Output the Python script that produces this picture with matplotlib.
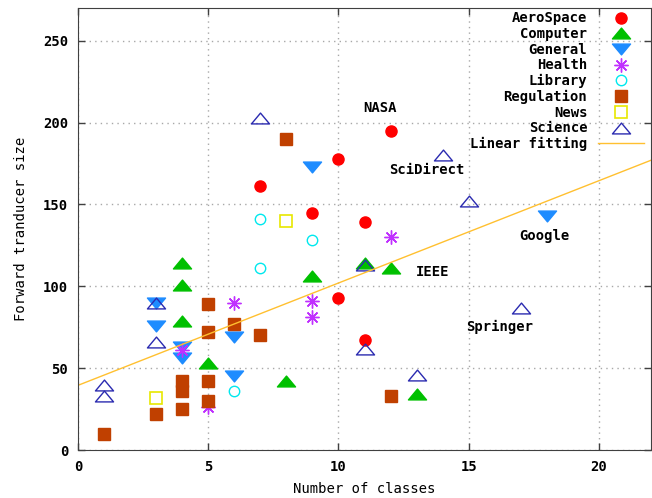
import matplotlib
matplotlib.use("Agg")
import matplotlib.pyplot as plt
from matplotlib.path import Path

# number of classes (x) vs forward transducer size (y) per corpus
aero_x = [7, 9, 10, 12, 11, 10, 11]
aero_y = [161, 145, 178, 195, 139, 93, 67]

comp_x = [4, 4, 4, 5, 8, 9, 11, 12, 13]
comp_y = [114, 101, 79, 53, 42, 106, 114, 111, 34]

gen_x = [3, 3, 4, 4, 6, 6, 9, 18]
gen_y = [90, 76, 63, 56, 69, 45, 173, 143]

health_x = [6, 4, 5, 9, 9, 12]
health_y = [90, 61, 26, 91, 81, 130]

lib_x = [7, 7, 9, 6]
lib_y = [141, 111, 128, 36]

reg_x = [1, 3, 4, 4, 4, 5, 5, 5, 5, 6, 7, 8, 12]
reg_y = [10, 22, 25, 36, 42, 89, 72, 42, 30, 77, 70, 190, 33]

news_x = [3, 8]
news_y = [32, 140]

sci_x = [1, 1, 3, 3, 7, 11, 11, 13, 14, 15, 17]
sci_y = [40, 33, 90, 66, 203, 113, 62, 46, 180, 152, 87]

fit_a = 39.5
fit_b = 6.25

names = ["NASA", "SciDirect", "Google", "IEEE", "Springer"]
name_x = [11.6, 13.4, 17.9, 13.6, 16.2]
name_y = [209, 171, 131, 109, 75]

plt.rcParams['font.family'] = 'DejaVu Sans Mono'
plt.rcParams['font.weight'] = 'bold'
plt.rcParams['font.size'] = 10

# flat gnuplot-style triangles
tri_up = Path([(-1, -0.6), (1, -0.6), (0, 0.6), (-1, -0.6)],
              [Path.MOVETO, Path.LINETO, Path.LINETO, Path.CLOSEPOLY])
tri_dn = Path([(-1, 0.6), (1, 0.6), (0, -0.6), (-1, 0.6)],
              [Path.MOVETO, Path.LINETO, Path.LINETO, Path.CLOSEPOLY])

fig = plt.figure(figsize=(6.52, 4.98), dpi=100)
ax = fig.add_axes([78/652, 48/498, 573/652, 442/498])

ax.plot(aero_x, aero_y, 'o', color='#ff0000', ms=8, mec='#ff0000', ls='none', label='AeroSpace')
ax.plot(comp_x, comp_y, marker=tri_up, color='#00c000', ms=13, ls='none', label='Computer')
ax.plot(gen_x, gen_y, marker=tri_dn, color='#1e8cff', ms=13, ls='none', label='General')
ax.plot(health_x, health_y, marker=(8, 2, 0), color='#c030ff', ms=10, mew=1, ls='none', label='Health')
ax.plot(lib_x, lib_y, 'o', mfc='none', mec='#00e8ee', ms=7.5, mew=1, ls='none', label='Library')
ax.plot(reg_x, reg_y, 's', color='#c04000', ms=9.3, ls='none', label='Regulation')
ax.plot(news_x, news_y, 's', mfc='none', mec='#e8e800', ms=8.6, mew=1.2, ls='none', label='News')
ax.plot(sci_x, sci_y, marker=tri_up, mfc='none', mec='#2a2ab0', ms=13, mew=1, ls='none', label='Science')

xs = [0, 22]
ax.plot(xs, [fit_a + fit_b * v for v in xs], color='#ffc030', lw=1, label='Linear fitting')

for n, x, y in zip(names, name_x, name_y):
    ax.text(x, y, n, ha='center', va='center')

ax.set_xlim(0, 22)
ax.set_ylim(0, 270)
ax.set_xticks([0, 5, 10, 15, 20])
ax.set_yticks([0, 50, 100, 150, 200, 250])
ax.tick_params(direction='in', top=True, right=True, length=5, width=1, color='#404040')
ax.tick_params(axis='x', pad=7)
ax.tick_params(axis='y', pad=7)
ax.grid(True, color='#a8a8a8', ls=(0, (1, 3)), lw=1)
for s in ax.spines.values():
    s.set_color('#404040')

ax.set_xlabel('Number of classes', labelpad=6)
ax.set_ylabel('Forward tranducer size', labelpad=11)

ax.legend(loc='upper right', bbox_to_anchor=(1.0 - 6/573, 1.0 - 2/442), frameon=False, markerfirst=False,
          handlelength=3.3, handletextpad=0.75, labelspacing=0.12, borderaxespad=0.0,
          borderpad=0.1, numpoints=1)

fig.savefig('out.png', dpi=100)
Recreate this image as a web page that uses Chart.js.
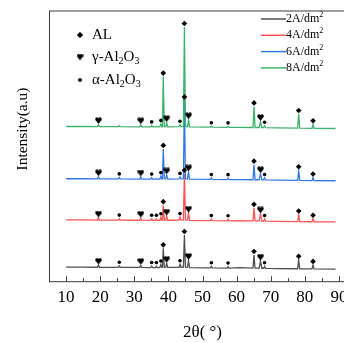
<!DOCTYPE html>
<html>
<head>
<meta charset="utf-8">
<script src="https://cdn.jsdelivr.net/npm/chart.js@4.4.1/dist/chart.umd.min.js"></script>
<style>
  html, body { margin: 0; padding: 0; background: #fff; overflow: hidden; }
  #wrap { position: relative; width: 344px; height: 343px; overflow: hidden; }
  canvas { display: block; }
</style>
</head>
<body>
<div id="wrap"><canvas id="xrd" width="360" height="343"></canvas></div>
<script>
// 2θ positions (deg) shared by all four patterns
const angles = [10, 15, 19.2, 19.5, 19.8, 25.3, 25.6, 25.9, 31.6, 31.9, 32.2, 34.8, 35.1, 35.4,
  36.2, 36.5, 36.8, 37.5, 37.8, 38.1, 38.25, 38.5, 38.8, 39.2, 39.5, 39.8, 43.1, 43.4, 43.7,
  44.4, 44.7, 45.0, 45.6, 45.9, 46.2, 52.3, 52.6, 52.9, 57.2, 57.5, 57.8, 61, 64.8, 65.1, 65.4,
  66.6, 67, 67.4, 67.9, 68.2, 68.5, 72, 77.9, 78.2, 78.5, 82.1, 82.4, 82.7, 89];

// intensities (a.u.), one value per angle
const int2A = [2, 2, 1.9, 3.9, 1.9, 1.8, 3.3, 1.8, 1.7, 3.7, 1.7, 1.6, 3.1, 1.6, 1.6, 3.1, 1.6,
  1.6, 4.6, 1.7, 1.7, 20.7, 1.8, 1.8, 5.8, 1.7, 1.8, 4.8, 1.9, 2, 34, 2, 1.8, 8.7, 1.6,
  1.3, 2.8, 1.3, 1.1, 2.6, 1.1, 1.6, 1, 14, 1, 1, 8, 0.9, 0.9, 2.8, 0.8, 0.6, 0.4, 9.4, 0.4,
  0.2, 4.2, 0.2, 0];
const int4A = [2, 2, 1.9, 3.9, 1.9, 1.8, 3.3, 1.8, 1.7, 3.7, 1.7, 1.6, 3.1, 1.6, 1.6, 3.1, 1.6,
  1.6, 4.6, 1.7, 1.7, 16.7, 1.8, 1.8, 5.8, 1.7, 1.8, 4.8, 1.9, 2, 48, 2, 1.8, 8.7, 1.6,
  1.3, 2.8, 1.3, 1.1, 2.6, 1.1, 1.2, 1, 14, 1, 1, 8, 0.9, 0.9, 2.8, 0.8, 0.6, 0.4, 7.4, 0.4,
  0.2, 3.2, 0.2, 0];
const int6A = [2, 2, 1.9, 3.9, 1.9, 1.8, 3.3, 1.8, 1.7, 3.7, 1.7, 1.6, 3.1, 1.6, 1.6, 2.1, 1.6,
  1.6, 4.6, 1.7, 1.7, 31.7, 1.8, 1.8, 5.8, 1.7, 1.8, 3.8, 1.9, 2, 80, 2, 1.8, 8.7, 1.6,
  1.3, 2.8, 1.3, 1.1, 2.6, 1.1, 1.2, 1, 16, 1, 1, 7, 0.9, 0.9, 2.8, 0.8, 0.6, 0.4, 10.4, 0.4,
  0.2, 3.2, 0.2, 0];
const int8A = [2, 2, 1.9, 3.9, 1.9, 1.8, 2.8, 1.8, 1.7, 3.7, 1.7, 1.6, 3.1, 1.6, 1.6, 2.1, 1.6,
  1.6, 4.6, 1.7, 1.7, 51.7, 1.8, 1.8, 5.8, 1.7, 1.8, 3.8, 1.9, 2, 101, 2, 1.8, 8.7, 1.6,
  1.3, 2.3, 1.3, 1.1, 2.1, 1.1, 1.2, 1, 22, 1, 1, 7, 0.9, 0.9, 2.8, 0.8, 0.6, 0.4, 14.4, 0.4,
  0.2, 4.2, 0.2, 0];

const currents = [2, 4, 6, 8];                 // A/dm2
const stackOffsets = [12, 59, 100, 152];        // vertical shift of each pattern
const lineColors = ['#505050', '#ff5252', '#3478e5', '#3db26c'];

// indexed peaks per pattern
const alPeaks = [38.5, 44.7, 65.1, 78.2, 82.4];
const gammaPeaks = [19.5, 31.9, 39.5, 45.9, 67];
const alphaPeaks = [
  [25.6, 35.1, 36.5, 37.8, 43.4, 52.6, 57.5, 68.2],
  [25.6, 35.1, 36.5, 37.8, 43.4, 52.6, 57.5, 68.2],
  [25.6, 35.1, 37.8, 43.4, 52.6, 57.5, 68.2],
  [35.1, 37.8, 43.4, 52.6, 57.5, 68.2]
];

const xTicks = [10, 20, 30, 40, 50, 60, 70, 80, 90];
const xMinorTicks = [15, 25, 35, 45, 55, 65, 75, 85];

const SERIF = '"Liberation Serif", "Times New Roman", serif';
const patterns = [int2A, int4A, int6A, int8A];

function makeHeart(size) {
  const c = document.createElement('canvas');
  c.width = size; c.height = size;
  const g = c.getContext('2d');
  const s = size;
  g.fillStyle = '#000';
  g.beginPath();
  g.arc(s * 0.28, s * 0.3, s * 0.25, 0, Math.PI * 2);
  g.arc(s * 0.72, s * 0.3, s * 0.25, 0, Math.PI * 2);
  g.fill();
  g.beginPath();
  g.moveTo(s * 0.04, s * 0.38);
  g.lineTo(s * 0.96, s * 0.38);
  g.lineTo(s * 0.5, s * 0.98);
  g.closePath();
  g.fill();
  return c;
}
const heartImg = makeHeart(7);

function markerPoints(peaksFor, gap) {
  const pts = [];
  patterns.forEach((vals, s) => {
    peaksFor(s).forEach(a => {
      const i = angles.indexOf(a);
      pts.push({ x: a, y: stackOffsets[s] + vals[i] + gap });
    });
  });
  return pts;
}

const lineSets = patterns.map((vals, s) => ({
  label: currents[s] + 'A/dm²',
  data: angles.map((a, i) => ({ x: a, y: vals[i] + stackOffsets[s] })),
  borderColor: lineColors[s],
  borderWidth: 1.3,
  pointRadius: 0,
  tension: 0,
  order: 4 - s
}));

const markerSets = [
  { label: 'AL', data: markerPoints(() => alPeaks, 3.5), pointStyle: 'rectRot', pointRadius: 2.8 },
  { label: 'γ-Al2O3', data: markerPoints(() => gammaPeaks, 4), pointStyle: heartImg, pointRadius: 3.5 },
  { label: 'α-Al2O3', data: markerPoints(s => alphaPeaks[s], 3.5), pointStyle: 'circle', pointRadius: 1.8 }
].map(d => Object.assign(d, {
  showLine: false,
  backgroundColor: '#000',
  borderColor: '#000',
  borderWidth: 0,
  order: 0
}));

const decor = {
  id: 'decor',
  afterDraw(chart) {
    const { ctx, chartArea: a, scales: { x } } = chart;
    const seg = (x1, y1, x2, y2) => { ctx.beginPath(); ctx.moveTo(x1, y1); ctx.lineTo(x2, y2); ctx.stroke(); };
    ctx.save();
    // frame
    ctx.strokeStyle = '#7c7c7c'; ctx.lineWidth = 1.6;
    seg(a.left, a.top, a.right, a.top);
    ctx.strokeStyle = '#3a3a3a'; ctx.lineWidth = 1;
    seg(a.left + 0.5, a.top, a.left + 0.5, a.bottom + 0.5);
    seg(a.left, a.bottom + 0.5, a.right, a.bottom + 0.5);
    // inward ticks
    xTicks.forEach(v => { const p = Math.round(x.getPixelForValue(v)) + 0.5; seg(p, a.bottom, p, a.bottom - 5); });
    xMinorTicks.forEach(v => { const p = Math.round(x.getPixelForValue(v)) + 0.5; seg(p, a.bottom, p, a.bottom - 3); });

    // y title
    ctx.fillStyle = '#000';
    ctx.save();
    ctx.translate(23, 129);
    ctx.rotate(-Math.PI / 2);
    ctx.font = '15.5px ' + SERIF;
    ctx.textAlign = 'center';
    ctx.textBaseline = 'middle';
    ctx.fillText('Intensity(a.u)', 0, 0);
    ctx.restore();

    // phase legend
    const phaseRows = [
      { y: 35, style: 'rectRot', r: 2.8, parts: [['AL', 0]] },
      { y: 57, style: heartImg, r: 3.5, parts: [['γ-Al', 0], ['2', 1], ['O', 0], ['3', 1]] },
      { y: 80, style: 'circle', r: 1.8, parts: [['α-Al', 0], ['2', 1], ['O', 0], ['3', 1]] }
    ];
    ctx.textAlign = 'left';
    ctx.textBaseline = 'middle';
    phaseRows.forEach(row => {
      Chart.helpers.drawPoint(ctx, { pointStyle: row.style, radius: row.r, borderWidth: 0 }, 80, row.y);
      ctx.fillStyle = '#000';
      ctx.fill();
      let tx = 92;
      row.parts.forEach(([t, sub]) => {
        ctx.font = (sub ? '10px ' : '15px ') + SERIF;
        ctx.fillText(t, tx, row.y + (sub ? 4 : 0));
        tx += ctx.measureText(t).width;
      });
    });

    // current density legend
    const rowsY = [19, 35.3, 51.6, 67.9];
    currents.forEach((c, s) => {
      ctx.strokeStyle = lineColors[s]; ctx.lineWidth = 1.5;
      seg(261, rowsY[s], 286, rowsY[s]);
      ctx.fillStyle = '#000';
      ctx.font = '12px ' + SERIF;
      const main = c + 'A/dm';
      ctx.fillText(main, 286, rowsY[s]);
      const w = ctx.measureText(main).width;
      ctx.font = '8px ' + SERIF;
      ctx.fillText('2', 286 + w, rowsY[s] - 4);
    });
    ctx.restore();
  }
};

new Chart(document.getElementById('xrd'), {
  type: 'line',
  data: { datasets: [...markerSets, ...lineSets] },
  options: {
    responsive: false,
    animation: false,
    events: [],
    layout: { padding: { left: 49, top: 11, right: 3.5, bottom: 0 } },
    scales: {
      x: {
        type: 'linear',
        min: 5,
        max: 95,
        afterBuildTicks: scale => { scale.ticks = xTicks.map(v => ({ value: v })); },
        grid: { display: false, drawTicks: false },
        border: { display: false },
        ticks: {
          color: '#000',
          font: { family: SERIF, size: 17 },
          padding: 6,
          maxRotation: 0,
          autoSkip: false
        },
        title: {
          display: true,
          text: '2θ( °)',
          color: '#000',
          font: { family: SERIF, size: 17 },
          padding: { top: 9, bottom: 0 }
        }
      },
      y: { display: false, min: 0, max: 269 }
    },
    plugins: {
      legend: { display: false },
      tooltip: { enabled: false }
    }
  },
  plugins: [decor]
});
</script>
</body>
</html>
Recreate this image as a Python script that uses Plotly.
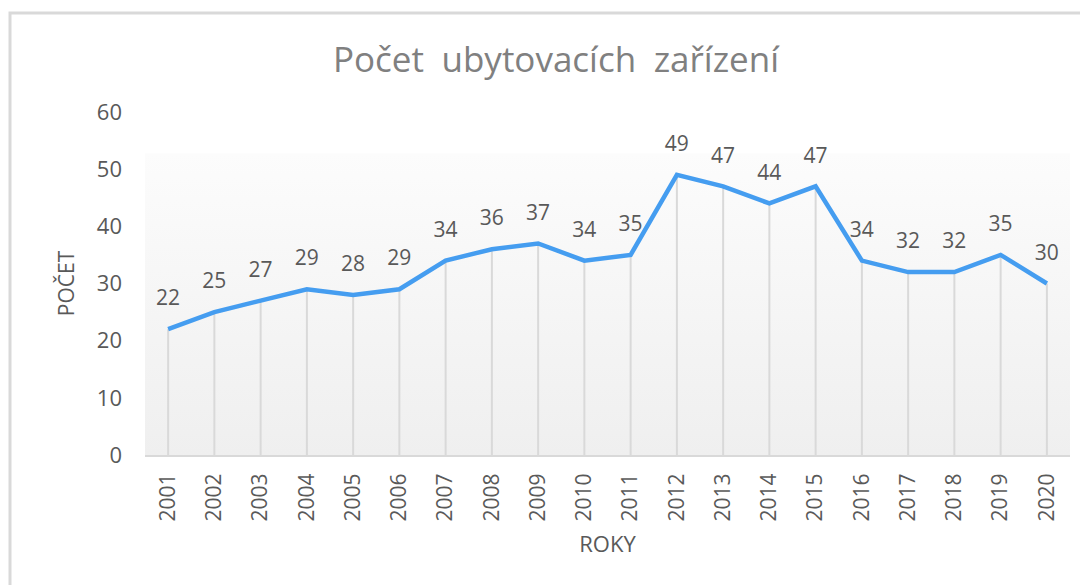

Exercise prompt – Restate only the lines running from the start of the material above through the line containing "name_y = [209, 171, 131, 109, 75]", ends included. No pictures.

Response to the task –
Output the Python script that produces this picture with matplotlib.
import matplotlib
matplotlib.use("Agg")
import matplotlib.pyplot as plt
from matplotlib.path import Path

# number of classes (x) vs forward transducer size (y) per corpus
aero_x = [7, 9, 10, 12, 11, 10, 11]
aero_y = [161, 145, 178, 195, 139, 93, 67]

comp_x = [4, 4, 4, 5, 8, 9, 11, 12, 13]
comp_y = [114, 101, 79, 53, 42, 106, 114, 111, 34]

gen_x = [3, 3, 4, 4, 6, 6, 9, 18]
gen_y = [90, 76, 63, 56, 69, 45, 173, 143]

health_x = [6, 4, 5, 9, 9, 12]
health_y = [90, 61, 26, 91, 81, 130]

lib_x = [7, 7, 9, 6]
lib_y = [141, 111, 128, 36]

reg_x = [1, 3, 4, 4, 4, 5, 5, 5, 5, 6, 7, 8, 12]
reg_y = [10, 22, 25, 36, 42, 89, 72, 42, 30, 77, 70, 190, 33]

news_x = [3, 8]
news_y = [32, 140]

sci_x = [1, 1, 3, 3, 7, 11, 11, 13, 14, 15, 17]
sci_y = [40, 33, 90, 66, 203, 113, 62, 46, 180, 152, 87]

fit_a = 39.5
fit_b = 6.25

names = ["NASA", "SciDirect", "Google", "IEEE", "Springer"]
name_x = [11.6, 13.4, 17.9, 13.6, 16.2]
name_y = [209, 171, 131, 109, 75]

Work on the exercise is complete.